S'agissant de l'engagement financier des collectivités territoriales, la Cour des comptes, dans son étude sur « le contrôle de gestion de l'éducation prioritaire » précise qu'elles s'impliquent financièrement dans des politiques éducatives de manière significative, mais que leurs actions en ZEP restent d'ampleur modeste.

* 140 Des enquêtes régionales effectuées au début des années 2000 ont confirmé les résultats nationaux. Thierry Troncin, chercheur à l'Iredu, a mené une enquête dans 156 écoles de l'académie de Dijon et montré que les deux premières années de scolarisation élémentaire constituent un obstacle infranchissable pour un nombre important d'élèves, dont la plupart sont d'origine sociale défavorisée (représentant la moitié de la population des redoublants mais seulement un tiers de l'échantillon), puisqu'ils sont 15 % à être en retard en CE2.

* 141 Haut Conseil de l'éducation, L'école primaire , 2007.

* 142 Idem.

* 143 Le rapport précité des inspections générales préconise à cet égard qu'une priorité forte soit donnée au premier degré, parce que c'est là que se creusent les écarts les plus importants, c'est aussi à ce stade que les remèdes sont les plus efficaces ».

* 144 Le rapport des inspections générales précité indique que si les indicateurs sociaux et territoriaux sont largement utilisés pour la répartition des emplois d'enseignants, ainsi que pour la répartition des crédits pédagogiques et des fonds sociaux, l'éducation prioritaire, stricto sensu, n'est un critère d'attribution budgétaire que pour les indemnités obligatoirement versées et pour des emplois de vie scolaire.
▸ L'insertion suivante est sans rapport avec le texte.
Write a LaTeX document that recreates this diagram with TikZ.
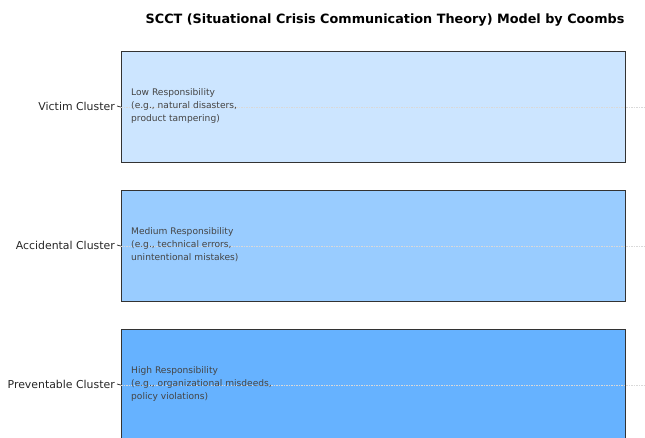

Les décisions de répartition des moyens ne rendent donc pas obligatoirement compte de la réalité de l'affectation finale de ces moyens, c'est donc par le constat a posteriori des dépenses faites que le surcoût de l'éducation prioritaire peut être estimé.

* 145 Les crédits sociaux sont répartis en fonction des difficultés socio-économiques, mais pas strictement en fonction du classement en éducation prioritaire. Il reste qu'ils se retrouvaient le plus généralement dans les ZEP. Il semble toutefois que la tendance soit à la baisse des fonds sociaux dans l'éducation prioritaire.